▸ Task to carry out
Quote every line as given.
▬▬▬▬▬▬▬▬▬▬
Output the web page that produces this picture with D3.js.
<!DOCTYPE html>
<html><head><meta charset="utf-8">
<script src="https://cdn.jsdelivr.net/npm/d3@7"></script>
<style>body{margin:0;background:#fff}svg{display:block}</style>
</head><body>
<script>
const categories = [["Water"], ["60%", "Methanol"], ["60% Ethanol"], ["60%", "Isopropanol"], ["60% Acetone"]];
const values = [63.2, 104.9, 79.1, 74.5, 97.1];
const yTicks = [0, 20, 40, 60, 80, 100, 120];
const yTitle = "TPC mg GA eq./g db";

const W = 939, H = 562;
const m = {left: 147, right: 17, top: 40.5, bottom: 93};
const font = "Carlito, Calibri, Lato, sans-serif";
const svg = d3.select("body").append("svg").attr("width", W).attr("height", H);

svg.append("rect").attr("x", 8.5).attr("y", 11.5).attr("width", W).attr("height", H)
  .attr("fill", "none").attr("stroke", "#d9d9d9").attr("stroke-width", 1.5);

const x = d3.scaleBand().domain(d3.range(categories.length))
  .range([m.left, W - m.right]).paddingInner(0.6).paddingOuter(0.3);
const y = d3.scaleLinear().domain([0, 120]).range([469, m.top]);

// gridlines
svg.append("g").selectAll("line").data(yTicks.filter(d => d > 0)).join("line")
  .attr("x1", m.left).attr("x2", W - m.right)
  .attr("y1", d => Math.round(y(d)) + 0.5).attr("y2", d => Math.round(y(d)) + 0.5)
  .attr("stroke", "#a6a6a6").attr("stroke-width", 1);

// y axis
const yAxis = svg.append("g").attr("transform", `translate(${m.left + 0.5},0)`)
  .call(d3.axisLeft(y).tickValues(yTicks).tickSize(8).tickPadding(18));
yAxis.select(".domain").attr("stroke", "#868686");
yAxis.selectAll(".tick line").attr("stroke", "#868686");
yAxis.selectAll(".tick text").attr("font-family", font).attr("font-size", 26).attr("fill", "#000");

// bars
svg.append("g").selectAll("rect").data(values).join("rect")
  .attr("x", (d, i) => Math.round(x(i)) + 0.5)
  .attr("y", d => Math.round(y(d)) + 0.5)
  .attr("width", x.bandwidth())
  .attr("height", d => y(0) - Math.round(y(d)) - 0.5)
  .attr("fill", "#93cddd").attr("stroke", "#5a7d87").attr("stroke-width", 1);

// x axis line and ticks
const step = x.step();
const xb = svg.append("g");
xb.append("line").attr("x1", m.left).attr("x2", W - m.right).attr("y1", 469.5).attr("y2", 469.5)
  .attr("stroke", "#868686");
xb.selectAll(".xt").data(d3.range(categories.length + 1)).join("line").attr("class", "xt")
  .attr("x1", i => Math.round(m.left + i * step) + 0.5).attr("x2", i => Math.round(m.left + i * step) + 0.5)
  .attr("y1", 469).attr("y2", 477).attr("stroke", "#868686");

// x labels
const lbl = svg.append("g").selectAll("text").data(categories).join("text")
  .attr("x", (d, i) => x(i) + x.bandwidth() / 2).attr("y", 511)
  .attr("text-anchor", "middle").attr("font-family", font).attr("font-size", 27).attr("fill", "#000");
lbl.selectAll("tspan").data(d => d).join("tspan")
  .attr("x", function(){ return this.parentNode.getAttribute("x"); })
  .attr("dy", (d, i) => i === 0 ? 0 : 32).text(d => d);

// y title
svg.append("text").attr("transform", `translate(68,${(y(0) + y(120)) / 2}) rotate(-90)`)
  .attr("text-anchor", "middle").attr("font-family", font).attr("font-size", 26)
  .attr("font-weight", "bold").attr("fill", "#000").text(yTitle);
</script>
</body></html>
▬▬▬▬▬▬▬▬▬▬
▸ Answer for this exercise
Output the web page that produces this picture with D3.js.
<!DOCTYPE html>
<html><head><meta charset="utf-8">
<script src="https://cdn.jsdelivr.net/npm/d3@7"></script>
<style>body{margin:0;background:#fff}svg{display:block}</style>
</head><body>
<script>
const categories = [["Water"], ["60%", "Methanol"], ["60% Ethanol"], ["60%", "Isopropanol"], ["60% Acetone"]];
const values = [63.2, 104.9, 79.1, 74.5, 97.1];
const yTicks = [0, 20, 40, 60, 80, 100, 120];
const yTitle = "TPC mg GA eq./g db";

const W = 939, H = 562;
const m = {left: 147, right: 17, top: 40.5, bottom: 93};
const font = "Carlito, Calibri, Lato, sans-serif";
const svg = d3.select("body").append("svg").attr("width", W).attr("height", H);

svg.append("rect").attr("x", 8.5).attr("y", 11.5).attr("width", W).attr("height", H)
  .attr("fill", "none").attr("stroke", "#d9d9d9").attr("stroke-width", 1.5);

const x = d3.scaleBand().domain(d3.range(categories.length))
  .range([m.left, W - m.right]).paddingInner(0.6).paddingOuter(0.3);
const y = d3.scaleLinear().domain([0, 120]).range([469, m.top]);

// gridlines
svg.append("g").selectAll("line").data(yTicks.filter(d => d > 0)).join("line")
  .attr("x1", m.left).attr("x2", W - m.right)
  .attr("y1", d => Math.round(y(d)) + 0.5).attr("y2", d => Math.round(y(d)) + 0.5)
  .attr("stroke", "#a6a6a6").attr("stroke-width", 1);

// y axis
const yAxis = svg.append("g").attr("transform", `translate(${m.left + 0.5},0)`)
  .call(d3.axisLeft(y).tickValues(yTicks).tickSize(8).tickPadding(18));
yAxis.select(".domain").attr("stroke", "#868686");
yAxis.selectAll(".tick line").attr("stroke", "#868686");
yAxis.selectAll(".tick text").attr("font-family", font).attr("font-size", 26).attr("fill", "#000");

// bars
svg.append("g").selectAll("rect").data(values).join("rect")
  .attr("x", (d, i) => Math.round(x(i)) + 0.5)
  .attr("y", d => Math.round(y(d)) + 0.5)
  .attr("width", x.bandwidth())
  .attr("height", d => y(0) - Math.round(y(d)) - 0.5)
  .attr("fill", "#93cddd").attr("stroke", "#5a7d87").attr("stroke-width", 1);

// x axis line and ticks
const step = x.step();
const xb = svg.append("g");
xb.append("line").attr("x1", m.left).attr("x2", W - m.right).attr("y1", 469.5).attr("y2", 469.5)
  .attr("stroke", "#868686");
xb.selectAll(".xt").data(d3.range(categories.length + 1)).join("line").attr("class", "xt")
  .attr("x1", i => Math.round(m.left + i * step) + 0.5).attr("x2", i => Math.round(m.left + i * step) + 0.5)
  .attr("y1", 469).attr("y2", 477).attr("stroke", "#868686");

// x labels
const lbl = svg.append("g").selectAll("text").data(categories).join("text")
  .attr("x", (d, i) => x(i) + x.bandwidth() / 2).attr("y", 511)
  .attr("text-anchor", "middle").attr("font-family", font).attr("font-size", 27).attr("fill", "#000");
lbl.selectAll("tspan").data(d => d).join("tspan")
  .attr("x", function(){ return this.parentNode.getAttribute("x"); })
  .attr("dy", (d, i) => i === 0 ? 0 : 32).text(d => d);

// y title
svg.append("text").attr("transform", `translate(68,${(y(0) + y(120)) / 2}) rotate(-90)`)
  .attr("text-anchor", "middle").attr("font-family", font).attr("font-size", 26)
  .attr("font-weight", "bold").attr("fill", "#000").text(yTitle);
</script>
</body></html>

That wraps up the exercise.